Much was expected when the Flames acquired Travis Hamonic from the New York Islanders in the summer of 2017. Considering the price Calgary paid (a first and two seconds), high expectations go with the territory and Hamonic didn’t deliver. The start to this season is a completely different story, though; Hamonic looks like a different player and the numbers back him up emphatically.
Hamonic’s 2018-19 started rather unceremoniously courtesy Vancouver’s Erik Gudbranson. While he earned some solid street cred sticking up for teammate Dillon Dube, Hamonic’s season barely got off the ground before missing eight games with facial fractures. Since returning, though, Hamonic has played his best hockey as a member of the Flames. His on-ice totals at five-on-five speak to that (scoring chance data courtesy Natural Stat Trick).
Hamonic’s shot rate is tops amongst all Calgary defencemen, which is impressive, but his high danger scoring chance rate is even more notable. Nobody on the team at any position has a better ratio in top quality chances; Hamonic has been on the ice for 47 high danger chances for and just 22 against. Yes, his 10-game sample size is small, but it doesn’t change how impressive those numbers are.
Just as telling is how Hamonic’s regular partner has fared thus far. Underlying evidence would strongly suggest Hamonic has carried Noah Hanifin on the team’s second pairing, which supports everything I’ve seen. Below are Hanifin’s metrics with and without Hamonic; the comparison is more staggering that I was expecting.
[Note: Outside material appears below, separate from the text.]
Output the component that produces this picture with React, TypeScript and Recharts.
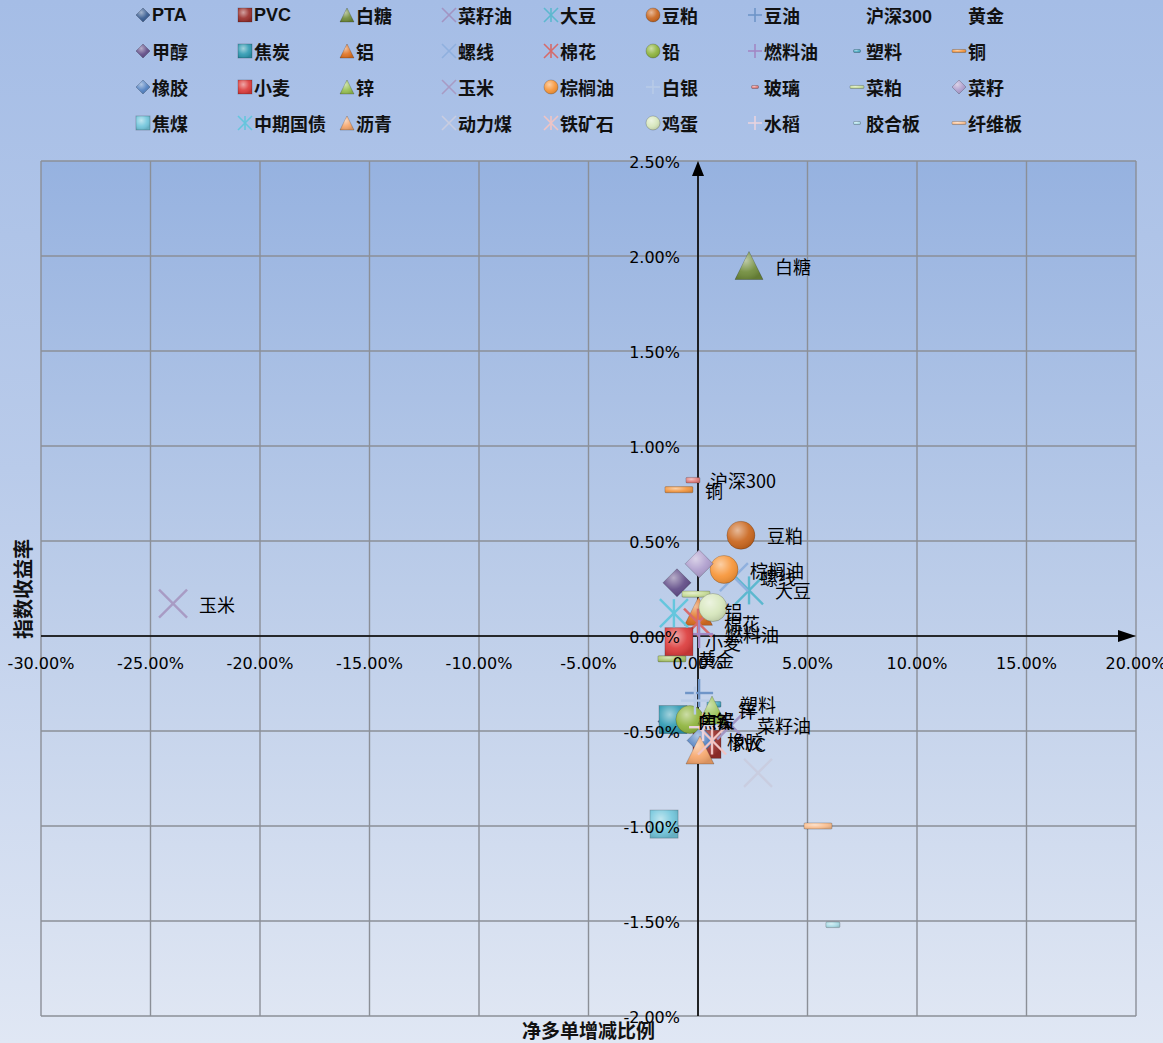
import React from 'react';
import { ScatterChart, Scatter, XAxis, YAxis, CartesianGrid, ReferenceLine, Legend } from 'recharts';

// 品种（按图例顺序）
const seriesNames = [
  'PTA', 'PVC', '白糖', '菜籽油', '大豆', '豆粕', '豆油', '沪深300', '黄金',
  '甲醇', '焦炭', '铝', '螺线', '棉花', '铅', '燃料油', '塑料', '铜',
  '橡胶', '小麦', '锌', '玉米', '棕榈油', '白银', '玻璃', '菜粕', '菜籽',
  '焦煤', '中期国债', '沥青', '动力煤', '铁矿石', '鸡蛋', '水稻', '胶合板', '纤维板',
];

// 净多单增减比例 (%)
const netLongChange = [
  -1.19, 0.41, 2.33, 1.51, 2.33, 1.96, 0.05, -0.64, -1.19,
  -0.96, -1.14, 0.02, 1.64, 0.0, -0.37, 0.05, 0.73, -0.87,
  0.14, -0.87, 0.64, -23.97, 1.19, -0.14, -0.23, -0.09, 0.05,
  -1.55, -1.1, 0.09, 2.74, 0.64, 0.68, 0.23, 6.16, 5.48,
];

// 指数收益率 (%)
const indexReturn = [
  -0.45, -0.57, 1.95, -0.47, 0.24, 0.53, -0.3, 0.82, -0.12,
  0.28, -0.44, 0.13, 0.31, 0.07, -0.44, 0.01, -0.36, 0.77,
  -0.55, -0.03, -0.39, 0.17, 0.35, -0.34, 0.82, 0.22, 0.38,
  -0.99, 0.12, -0.6, -0.72, -0.55, 0.15, -0.48, -1.52, -1.0,
];

// 带数据标签的品种
const labeledSeries = [
  'PTA', 'PVC', '白糖', '菜籽油', '大豆', '豆粕', '沪深300', '黄金', '焦炭', '铝', '螺线',
  '棉花', '铅', '燃料油', '塑料', '铜', '橡胶', '小麦', '锌', '玉米', '棕榈油',
];

const xTicks = [-30, -25, -20, -15, -10, -5, 0, 5, 10, 15, 20];
const yTicks = [-2, -1.5, -1, -0.5, 0, 0.5, 1, 1.5, 2, 2.5];

const W = 1163;
const H = 1043;
const AXIS_SIZE = 1;
const margin = { top: 161, right: 27, bottom: 27 - AXIS_SIZE, left: 41 - AXIS_SIZE };
const xDomain = [xTicks[0], xTicks[xTicks.length - 1]];
const yDomain = [yTicks[0], yTicks[yTicks.length - 1]];
const plotLeft = margin.left + AXIS_SIZE;
const plotW = W - plotLeft - margin.right;
const plotH = H - margin.top - margin.bottom - AXIS_SIZE;
const zeroX = plotLeft + (plotW * (0 - xDomain[0])) / (xDomain[1] - xDomain[0]);
const zeroY = margin.top + (plotH * (yDomain[1] - 0)) / (yDomain[1] - yDomain[0]);

type Kind = 'diamond' | 'square' | 'triangle' | 'circle' | 'x' | 'star' | 'plus' | 'dash' | 'dashS' | 'none';

const markerStyles: Record<string, { kind: Kind; color: string; legend?: boolean }> = {
  PTA: { kind: 'diamond', color: '#34598f' },
  PVC: { kind: 'square', color: '#9a2f2c' },
  白糖: { kind: 'triangle', color: '#6f8b3a' },
  菜籽油: { kind: 'x', color: '#a294c2' },
  大豆: { kind: 'star', color: '#5cb8cf' },
  豆粕: { kind: 'circle', color: '#c9651c' },
  豆油: { kind: 'plus', color: '#6f95c8' },
  沪深300: { kind: 'none', color: '#000' },
  黄金: { kind: 'dash', color: '#a9c46a', legend: false },
  甲醇: { kind: 'diamond', color: '#5f4a86' },
  焦炭: { kind: 'square', color: '#2f9ab2' },
  铝: { kind: 'triangle', color: '#e07222' },
  螺线: { kind: 'x', color: '#8fb0de' },
  棉花: { kind: 'star', color: '#d66a6a' },
  铅: { kind: 'circle', color: '#8db33b' },
  燃料油: { kind: 'plus', color: '#a287c4' },
  塑料: { kind: 'dashS', color: '#45a7c0' },
  铜: { kind: 'dash', color: '#f2953e' },
  橡胶: { kind: 'diamond', color: '#4f7fc0' },
  小麦: { kind: 'square', color: '#dc3c3c' },
  锌: { kind: 'triangle', color: '#97c052' },
  玉米: { kind: 'x', color: '#a89bc4' },
  棕榈油: { kind: 'circle', color: '#f79436' },
  白银: { kind: 'plus', color: '#b8cbe8' },
  玻璃: { kind: 'dashS', color: '#e07a78' },
  菜粕: { kind: 'dash', color: '#c6dc96' },
  菜籽: { kind: 'diamond', color: '#ad9ccc' },
  焦煤: { kind: 'square', color: '#72c6dc' },
  中期国债: { kind: 'star', color: '#65c6dd' },
  沥青: { kind: 'triangle', color: '#f6a66c' },
  动力煤: { kind: 'x', color: '#c9cde0' },
  铁矿石: { kind: 'star', color: '#f0c4c4' },
  鸡蛋: { kind: 'circle', color: '#d6e6bb' },
  水稻: { kind: 'plus', color: '#e8d3df' },
  胶合板: { kind: 'dashS', color: '#a9dbe6' },
  纤维板: { kind: 'dash', color: '#f9bd8e' },
};

const drawMarker = (kind: Kind, color: string, cx: number, cy: number, s: number) => {
  const h = s / 2;
  const edge = 'rgba(0,0,0,0.25)';
  switch (kind) {
    case 'diamond': {
      const pts = `${cx},${cy - h} ${cx + h},${cy} ${cx},${cy + h} ${cx - h},${cy}`;
      return (
        <g>
          <polygon points={pts} fill={color} stroke={edge} strokeWidth={0.8} />
          <polygon points={pts} fill="url(#shine)" />
        </g>
      );
    }
    case 'square':
      return (
        <g>
          <rect x={cx - h} y={cy - h} width={s} height={s} fill={color} stroke={edge} strokeWidth={0.8} />
          <rect x={cx - h} y={cy - h} width={s} height={s} fill="url(#shine)" />
        </g>
      );
    case 'triangle': {
      const pts = `${cx},${cy - h} ${cx + h},${cy + h} ${cx - h},${cy + h}`;
      return (
        <g>
          <polygon points={pts} fill={color} stroke={edge} strokeWidth={0.8} />
          <polygon points={pts} fill="url(#shine)" />
        </g>
      );
    }
    case 'circle':
      return (
        <g>
          <circle cx={cx} cy={cy} r={h} fill={color} stroke={edge} strokeWidth={0.8} />
          <circle cx={cx} cy={cy} r={h} fill="url(#shine)" />
        </g>
      );
    case 'x':
      return (
        <g stroke={color} strokeWidth={s > 20 ? 2.4 : 1.6}>
          <line x1={cx - h} y1={cy - h} x2={cx + h} y2={cy + h} />
          <line x1={cx - h} y1={cy + h} x2={cx + h} y2={cy - h} />
        </g>
      );
    case 'star':
      return (
        <g stroke={color} strokeWidth={s > 20 ? 2.4 : 1.6}>
          <line x1={cx - h} y1={cy - h} x2={cx + h} y2={cy + h} />
          <line x1={cx - h} y1={cy + h} x2={cx + h} y2={cy - h} />
          <line x1={cx} y1={cy - h} x2={cx} y2={cy + h} />
        </g>
      );
    case 'plus':
      return (
        <g stroke={color} strokeWidth={s > 20 ? 2.4 : 1.6}>
          <line x1={cx - h} y1={cy} x2={cx + h} y2={cy} />
          <line x1={cx} y1={cy - h} x2={cx} y2={cy + h} />
        </g>
      );
    case 'dash': {
      const dh = Math.max(3, s * 0.22);
      return (
        <g>
          <rect x={cx - h} y={cy - dh / 2} width={s} height={dh} rx={1} fill={color} stroke={edge} strokeWidth={0.8} />
          <rect x={cx - h} y={cy - dh / 2} width={s} height={dh} rx={1} fill="url(#shine)" />
        </g>
      );
    }
    case 'dashS': {
      const w = s * 0.5;
      const dh = Math.max(3, s * 0.2);
      return (
        <g>
          <rect x={cx - w / 2} y={cy - dh / 2} width={w} height={dh} rx={1} fill={color} stroke={edge} strokeWidth={0.8} />
          <rect x={cx - w / 2} y={cy - dh / 2} width={w} height={dh} rx={1} fill="url(#shine)" />
        </g>
      );
    }
    default:
      return <g />;
  }
};

const XTick = (props: any) => (
  <text
    x={props.x}
    y={zeroY + 27}
    textAnchor="middle"
    dominantBaseline="central"
    fontFamily="'DejaVu Sans', sans-serif"
    fontSize={16}
    fill="#000"
  >
    {`${Number(props.payload.value).toFixed(2)}%`}
  </text>
);

const YTick = (props: any) => (
  <text
    x={zeroX - 18}
    y={props.y + 1}
    textAnchor="end"
    dominantBaseline="central"
    fontFamily="'DejaVu Sans', sans-serif"
    fontSize={16}
    fill="#000"
  >
    {`${Number(props.payload.value).toFixed(2)}%`}
  </text>
);

const AxisArrow = (props: any) => {
  const { x1, y1, x2, y2 } = props;
  if (Math.abs(y1 - y2) < 0.5) {
    const a = Math.min(x1, x2);
    const b = Math.max(x1, x2);
    return (
      <g>
        <line x1={a} y1={y1} x2={b - 10} y2={y1} stroke="#000" strokeWidth={1.6} />
        <polygon points={`${b},${y1} ${b - 18},${y1 - 6} ${b - 18},${y1 + 6}`} fill="#000" />
      </g>
    );
  }
  const top = Math.min(y1, y2);
  const bottom = Math.max(y1, y2);
  return (
    <g>
      <line x1={x1} y1={bottom} x2={x1} y2={top + 8} stroke="#000" strokeWidth={1.6} />
      <polygon points={`${x1},${top} ${x1 - 6},${top + 15} ${x1 + 6},${top + 15}`} fill="#000" />
    </g>
  );
};

const LegendGrid = () => (
  <div style={{ position: 'relative', width: W, height: 140 }}>
    {seriesNames.map((name, i) => {
      const col = i % 9;
      const row = Math.floor(i / 9);
      const st = markerStyles[name];
      return (
        <div
          key={name}
          style={{
            position: 'absolute',
            left: 135 + col * 102,
            top: 15 + row * 36 - 12,
            height: 24,
            display: 'flex',
            alignItems: 'center',
            whiteSpace: 'nowrap',
            fontFamily: "'Liberation Sans', 'Noto Sans CJK SC', sans-serif",
            fontWeight: 'bold',
            fontSize: 18,
            color: '#111',
          }}
        >
          <svg width={16} height={16} style={{ marginRight: 1 }}>
            {st.legend === false ? null : drawMarker(st.kind, st.color, 8, 8, 14)}
          </svg>
          <span>{name}</span>
        </div>
      );
    })}
  </div>
);

const App: React.FC = () => {
  const points = seriesNames.map((name, i) => ({ name, x: netLongChange[i], y: indexReturn[i] }));
  const labelPoints = points.filter((p) => labeledSeries.includes(p.name));

  return (
    <div
      style={{
        position: 'absolute',
        left: 0,
        top: 0,
        width: W,
        height: H,
        overflow: 'hidden',
        background: 'linear-gradient(180deg, #a5bde6 0%, #b9cbea 45%, #e0e7f4 100%)',
      }}
    >
      <ScatterChart width={W} height={H} margin={margin}>
        <defs>
          <linearGradient id="plotBg" x1="0" y1="0" x2="0" y2="1">
            <stop offset="0%" stopColor="#96b2e0" />
            <stop offset="50%" stopColor="#bccde9" />
            <stop offset="100%" stopColor="#dfe6f3" />
          </linearGradient>
          <radialGradient id="shine" cx="38%" cy="32%" r="70%">
            <stop offset="0%" stopColor="#ffffff" stopOpacity={0.55} />
            <stop offset="60%" stopColor="#ffffff" stopOpacity={0.08} />
            <stop offset="100%" stopColor="#000000" stopOpacity={0.12} />
          </radialGradient>
        </defs>
        <CartesianGrid fill="url(#plotBg)" fillOpacity={1} stroke="#8b8f97" strokeWidth={1.4} />
        <XAxis
          type="number"
          dataKey="x"
          domain={xDomain}
          ticks={xTicks}
          interval={0}
          height={AXIS_SIZE}
          axisLine={false}
          tickLine={false}
          tick={<XTick />}
          allowDataOverflow
        />
        <YAxis
          type="number"
          dataKey="y"
          domain={yDomain}
          ticks={yTicks}
          interval={0}
          width={AXIS_SIZE}
          axisLine={false}
          tickLine={false}
          tick={<YTick />}
          allowDataOverflow
        />
        <ReferenceLine y={0} shape={AxisArrow} />
        <ReferenceLine x={0} shape={AxisArrow} />
        <Legend
          layout="horizontal"
          verticalAlign="middle"
          align="center"
          wrapperStyle={{ top: 0, left: 0, width: W, height: 140 }}
          content={() => <LegendGrid />}
        />
        {points.map((p) => {
          const st = markerStyles[p.name];
          return (
            <Scatter
              key={p.name}
              name={p.name}
              data={[p]}
              isAnimationActive={false}
              shape={(sp: any) => drawMarker(st.kind, st.color, sp.cx, sp.cy, 28)}
            />
          );
        })}
        <Scatter
          name="labels"
          data={labelPoints}
          legendType="none"
          isAnimationActive={false}
          shape={(sp: any) => (
            <text
              x={sp.cx + 26}
              y={sp.cy}
              dominantBaseline="central"
              fontFamily="'Noto Sans CJK SC', sans-serif"
              fontSize={18}
              fill="#000"
            >
              {sp.payload.name}
            </text>
          )}
        />
      </ScatterChart>
      <div
        style={{
          position: 'absolute',
          left: plotLeft,
          width: plotW,
          top: 1019,
          textAlign: 'center',
          fontFamily: "'Noto Sans CJK SC', sans-serif",
          fontWeight: 'bold',
          fontSize: 19,
          color: '#111',
          lineHeight: '22px',
        }}
      >
        净多单增减比例
      </div>
      <div
        style={{
          position: 'absolute',
          left: 23 - 60,
          top: margin.top + plotH / 2 - 12,
          width: 120,
          textAlign: 'center',
          transform: 'rotate(-90deg)',
          fontFamily: "'Noto Sans CJK SC', sans-serif",
          fontWeight: 'bold',
          fontSize: 20,
          color: '#111',
          lineHeight: '24px',
        }}
      >
        指数收益率
      </div>
    </div>
  );
};

export default App;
|With Hamonic||Without Hamonic|
Based on both visual and analytic evidence, the Flames have a much better second pairing with a healthy Hamonic. Knowing how he and TJ Brodie played last year, that wasn’t something I was wholly anticipating. In saying that, Hamonic deserves a ton of credit: he’s not only playing his best hockey with Calgary, he’s played some of the best hockey of his career.
So what’s behind Hamonic’s marked improvement? There’s no definitive answer, but I’ll toss out a couple theories. First, I wonder if it came down to a bad fit with Brodie. Sometimes guys just aren’t meant to play with one another, which may have been compounded by Brodie’s preference to play the right side; he was playing the left with Hamonic last season.
I also think it takes a lot of blueliners time to fully adjust to new surroundings. After seven seasons with the Islanders, Hamonic had plenty to get used to, on and off the ice, last year. We all remember how much better Dougie Hamilton was in year two compared to his first season with Calgary, so it’s more than reasonable to think Hamonic’s improvement could be down to nothing more than an increased comfort level.
Whatever the reason, Hamonic is thriving. I don’t use phrases like “the best hockey of his career” lightly, but in this case, it’s tough to argue. Without sheltered or tailored minutes, Hamonic’s underlying metrics are significantly better than anything we’ve seen from him over the last four seasons.
I’ll mention sample size again, because it’s important to remember Hamonic has only played 10 games. Even if he doesn’t keep up this pace, though, Hamonic looks like he’s ready to be the player Calgary targeted over a year ago: someone to solidify the second pair.
As we approach the quarter mark, Mark Giordano has been this team’s best defenceman, which is in line with expectations. To see Hamonic slot in as the definitive number two is a nice surprise, though, and bodes well for the Flames going forward, both this season and beyond.
With Giordano and Hamonic anchoring their respective pairs, and with the emergence of Juuso Valimaki and Rasmus Andersson, Calgary has a very well-slotted top six with everyone healthy. Having Michael Stone as a rotating number seven is a nice luxury to have, too. It would be tough to say that if Hamonic was playing at the level he did last season.
If this is something he can sustain for a few more years, it also looks good on this team’s salary cap. The Flames have Hamonic under contract at $3.857 million for one more year after this, which is an attractive number regardless, but looks even better currently.
He’ll be 30 when it’s time for a new contract, which means Hamonic likely won’t be commanding a significant raise. If his play resembles what we’ve seen this season over the next 100 games or so, another couple years isn’t out of the question. At worst, Calgary looks to have an affordable top four defenceman under contract until the end of next season.